Linden Blue Lake investors holding off on legal action

—as attorney hoping for amicable resolution

Sharon Benjamin-Fauconier
Sharon Benjamin-Fauconier

While the Linden Blue Lake investors have retained legal counsel and have written to NICIL about correspondence threatening to rescind the lease for the project, their attorney, Jerome Khan, believes that an amicable resolution will be had.

“I have written to his Excellency the President, David Granger, appealing to him to intervene and correct what is clearly an unfair and unlawful act by NICIL and its representative. He has responded and he said that he shall have the complaint investigated,” Khan told Stabroek News on Thursday.

“I believe that his Excellency the President is a fair and judicious man, and for that reason we have not commenced legal action and are allowing the investigative process to take place,” he added.

The company, Guyana Initiative Against Climate Change (GIACC), is headed by Director Sharon Benjamin-Fauconier, who says that no action has yet been filed in a court of law and that lawyers for both sides are talking. “Our lawyers are talking.  Communication between lawyers is not the same as legal action,” she said, while maintaining that her company is on “firm” legal ground “as to the unlawfulness of this intent” by NICIL to threaten rescinding.

On the 12th of May, this newspaper reported that executives of the proposed mega ‘green’ project at Linden were bemoaning what they believed was a deliberate delay by NICIL in notarising and filing their lease agreement, although they have been paying rent for over a year.
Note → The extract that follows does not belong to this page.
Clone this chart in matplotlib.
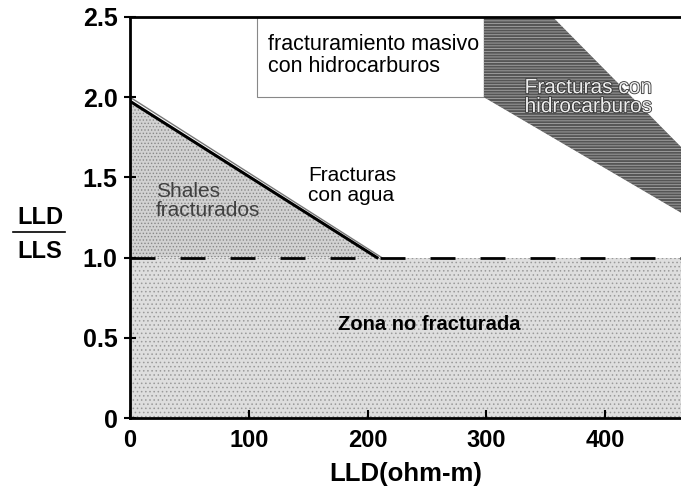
import matplotlib.pyplot as plt
import matplotlib.patheffects as pe

plt.rcParams['font.family'] = ['Liberation Sans', 'DejaVu Sans']
plt.rcParams['hatch.linewidth'] = 0.6

# zone boundaries (LLD in ohm-m, ratio LLD/LLS)
x_max = 464
cutoff = 1.0
shale_x = [0, 0, 208]
shale_y = [1.0, 1.975, 1.0]
water_x = [0, 212]
water_y = [2.0, 1.0]
box_x = [107, 298]
box_y = [2.0, 2.5]
hc_x = [298, 356, 464, 464, 298]
hc_y = [2.5, 2.5, 1.69, 1.28, 2.0]
xticks = [0, 100, 200, 300, 400]
yticks = [0, 0.5, 1.0, 1.5, 2.0, 2.5]
ytick_labels = ['0', '0.5', '1.0', '1.5', '2.0', '2.5']

fig = plt.figure(figsize=(6.81, 4.88), dpi=100)
ax = fig.add_axes([130 / 681, 70 / 488, 551 / 681, 401 / 488])
ax.set_xlim(0, x_max)
ax.set_ylim(0, 2.5)

# non-fractured zone
ax.fill_between([0, x_max], 0, cutoff, facecolor='#dedede', hatch='....',
                edgecolor='#9a9a9a', linewidth=0, zorder=1)
# shales
ax.fill(shale_x, shale_y, facecolor='#d2d2d2', hatch='.....',
        edgecolor='#888888', linewidth=0, zorder=1)
ax.plot(water_x, water_y, color='#777777', lw=1.0, zorder=3)
ax.plot(shale_x[1:], shale_y[1:], color='black', lw=2.2, zorder=3)
ax.axhline(cutoff, color='black', lw=2, dashes=(9, 9), zorder=4)

# massive fracturing box
ax.fill([box_x[0], box_x[1], box_x[1], box_x[0]],
        [box_y[0], box_y[0], box_y[1], box_y[1]],
        facecolor='white', edgecolor='#888888', lw=0.8, zorder=2)
# fractures with hydrocarbons
ax.fill(hc_x, hc_y, facecolor='#555555', hatch='------',
        edgecolor='#a8a8a8', linewidth=0, zorder=2)

ax.text(116, 2.26, 'fracturamiento masivo\ncon hidrocarburos', fontsize=15.5,
        ha='left', va='center', linespacing=1.1, zorder=5)
ax.text(386, 2.0, 'Fracturas con\nhidrocarburos', fontsize=15, color='#eeeeee',
        ha='center', va='center', linespacing=1.0, zorder=5,
        path_effects=[pe.withStroke(linewidth=1.2, foreground='#333333')])
ax.text(150, 1.45, 'Fracturas\ncon agua', fontsize=15, ha='left', va='center',
        linespacing=1.05, zorder=5)
ax.text(22, 1.35, 'Shales\nfracturados', fontsize=15, color='#404040',
        ha='left', va='center', linespacing=1.0, zorder=5)
ax.text(252, 0.58, 'Zona no fracturada', fontsize=14.5, fontweight='bold',
        ha='center', va='center', zorder=5)

ax.set_xticks(xticks)
ax.set_yticks(yticks, ytick_labels)
ax.tick_params(axis='x', direction='in', length=6, width=1.5, labelsize=17, pad=8)
ax.tick_params(axis='y', direction='inout', length=8, width=1.5, labelsize=18, pad=5)
for lab in ax.get_xticklabels() + ax.get_yticklabels():
    lab.set_fontweight('bold')
for s in ['left', 'bottom', 'top']:
    ax.spines[s].set_linewidth(2)
    ax.spines[s].set_zorder(6)
ax.spines['right'].set_visible(False)

ax.set_xlabel('LLD(ohm-m)', fontsize=18.5, fontweight='bold', labelpad=7)
fig.text(40 / 681, 1 - 218 / 488, 'LLD', fontsize=17, fontweight='bold',
         ha='center', va='center')
fig.text(40 / 681, 1 - 251 / 488, 'LLS', fontsize=17, fontweight='bold',
         ha='center', va='center')
fig.add_artist(plt.Line2D([13 / 681, 65 / 681], [1 - 232 / 488, 1 - 232 / 488],
                          color='black', lw=1.2))

fig.savefig('out.png', dpi=100)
The site referred to is a 503-acre plot of land bordering the Kara Kara Creek in Linden, in the vicinity of the popular mined-out pond known locally as the Blue Lake. It comprises depleted bauxite lands once worked by foreign and later state-owned bauxite companies.

Benjamin-Fauconier said that while some persons would have used parts of the now water-filled former bauxite pits to swim, they believe that the area could be transformed to produce clean energy, while they also want to set up a manufacturing entity which would produce and export fertilisers, among other products.

It was with that in mind, she said, that she applied to NICIL for the lease and was told that she had to submit a detailed proposal.

NICIL is the agency responsible for the lands. The lease with the company was signed under now deceased NICIL Head, Horace James.

Khan explained that the GIACC has had a “bona fide lease for 10 years”.

“Under the laws of Guyana-the Landlord and Tenants Act Section 6:1 of 61:01— any lease in excess of three years must be converted to a Deed of Lease. This is where the problem is we have, which was (an) intention on (the) part of (the) State to lease or to prepare the deed of lease to be executed by all parties and for it to be notarized and filed with the Registrar of Deeds. This was going to be done by the previous CEO of NICIL the late Mr. Horace James but then he became sick and subsequently died,” Khan said.

“After his death, my client has been attempting to get NICIL to prepare for execution, the Deed of Lease. So much so, an appointment was made by Mr. Colvin Heath-London for such a meeting to take place for execution of the lease on April 15th, 2019. Ms. Fauconier, her husband and her team arrived at NICIL headquarters with the understanding that they were going to sign and execute the lease at a date and time set up by Mr. Colvin Heath-London, to be told at 9:28 am— two minutes before the scheduled meeting— they were told that Heath-London was sick,” he added.

He said that he has summed up that the stalling of his client’s works is being done with an ulterior motive, although he did not say what that was.

“Based on my instructions, I am led to believe that there is an ulterior motive behind the refusal to prepare and execute the Deed of Lease and at the appropriate time this will be publicly ventilated,” the attorney posited. 

But he vowed that he will seek all legal avenues to ensure that his clients are fairly treated. “The very day that the President wrote to me, NICIL posted a letter in Georgetown to my client advising that they intend to rescind the lease. I replied to that letter pointing out the illegality of their actions and to warn them that we will stoutly defend our clients’ legal rights in a competent court of law. This is the key point,” he stressed.

He said that, “In the meantime, however, we note that time is running against our client. Every day denied they are putting our clients behind”.

“At all times my client has been ready will[ing] and able to sign the Deed of Lease. It is unfortunate that GIACC has been subjected to such capricious conduct on behalf of NICIL and we hope better sense prevails and this is brought to a finality, sooner than later,” he added.